At the beginning of the week stock markets worldwide extended the tumble recorded the previous Friday. Then after a few days dominated by a declining trend, ECB President Mario Draghi declared that the central bank is “ready to do whatever it takes” within its mandate to preserve the single currency and the tensions on the markets eased. Regional markets were mostly down with Saudi bourse bucking the trend. The euro made gains last week while the dollar advanced against the yen. Gold prices hit a 3-week high on Draghi’s statement while oil prices rebounded.
Another week, another EU Summit. Bundeskanzlerin Merkel in a TV interview asserted that support to EU periphery without strong conditions and control over the use of resources is out of question. More concerns about faltering economic growth led to strong dip in global stocks while in the Middle East some markets were helped by strong corporate earnings results. The euro has oscillated wildly against the dollar and especially after Merkel’s remarks, fell sharply - closing last week at a two-year low against the dollar and at the lowest against the yen since 2001. Oil prices continue to increase on tensions in the Middle East while gold prices edged up on Fri but posted a weekly loss.

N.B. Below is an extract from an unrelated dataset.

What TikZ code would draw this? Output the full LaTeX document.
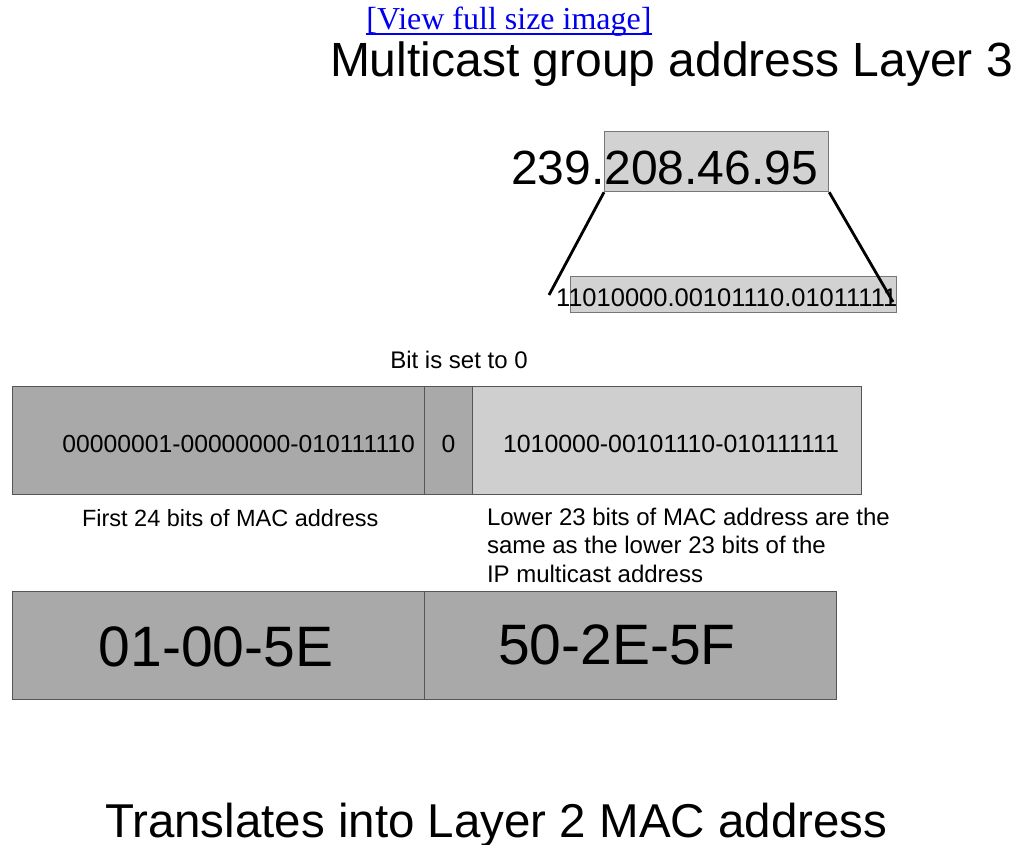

The EU Summit bank recapitalisation deal led to a much needed boost in global equity markets. Though regional markets were mixed, the Presidential election results in Egypt led to a surge in the Cairo exchange. Following the EU Summit outcome, the euro recorded its biggest daily gain in the past eight months, oil prices increased and so did gold, with the latter posting its biggest gain in 6 months.
The elections in Greece allayed fear of disruptive events, but left open all the unsolved issues that beset the governance of Euroland. Global equities were hit by Moody’s downgrade of 15 of world’s biggest banks in addition to weak data across the board. Regional markets were mostly down, on global cues, weaker oil prices, and as the region continued to be affected by bad news including MSCI not reclassifying UAE and Qatar and the delay in announcing Egypt’s election results. The dollar gained against the euro; the yen and pound tumbled and most Asia currencies dropped, with the rupee hitting record lows. Crude oil prices picked up from the 18-month low while gold prices tumbled, as last week witnessed its biggest one-day decline since end-Feb.
Inventories of cardio tonic drugs on trading floors must have been depleted, in one of the most feverish weeks in quite a while. The equity market roller-coaster was driven primarily by contradictory news on rescue plans for Spanish banks and expectations of more monetary stimuli in both the US and Eurozone. This was followed by the G7 teleconference, the Chinese rate cut, statements by Draghi and Bernanke, pressure from the US on Germany and the umpteenth downgrade for Spain. The S&P scored on Wed its biggest one-day percentage gain of 2012 and the following day China’s surprise cut sparked another rally in global stock markets, with investors confident that Beijing will ride to the rescue of a global economy. Then Bernanke poured cold water on QE3. The oil price reflected these wild gyrations, ending near the lowest since Oct 2011 year and almost 25% below the high in Feb. Gold lost its shine slightly after Bernanke’s testimony. The Euro overall fell and the Yen rebounded once again.
Disappointing data across the board - US jobs, growth concerns in China and India - added to the existing fears of a global slowdown and sent equity markets sliding. Ireland’s positive vote on the EU fiscal compact was the only cheerful note for European markets. Regional markets were no different with most markets down with the exception of Oman (it hit a 3-week high after Bank Nizwa’s IPO and almost 11 times oversubscribed). The euro hit a 23-month low against the dollar and fell to its weakest in more than 11 years against the yen (safe haven). Crude oil prices are the lowest since Oct 2011 as worries about weaker global demand led prices tumbling down while gold price rose as investors flocked to safe-haven assets.
The long Greek journey into the night continues to send shock waves throughout the markets (with additional input from Spain’s Catalonia, after Bankia’s bail-out, needing help to refinance its debts and ongoing banking sector troubles) which have been highly volatile around a downward trend driven by entrenched risk aversion. Regional markets were mixed, with Egypt’s exchange gaining the most amongst its counterparts on domestic elections. The euro hit a 2-year low against the USD on worries about a collapse in Greece and an exit from the euro zone. Oil slumped and gold has lost its allure as a safe haven.
It was a dismal week for equity investors with all regions affected by the ongoing Greek drama and Spain sub-plot as even the Facebook IPO received only a muted response. Regional markets were not spared either, with Tadawul closing near a 3-month low on Saturday. While the euro continued to be battered, the Indian rupee continues to slide to record lows given its burgeoning current account and fiscal deficits alongside withdrawals by foreign funds. Among commodities, gold was one of the gainers, posting its biggest weekly gain in a month, while crude oil prices slipped.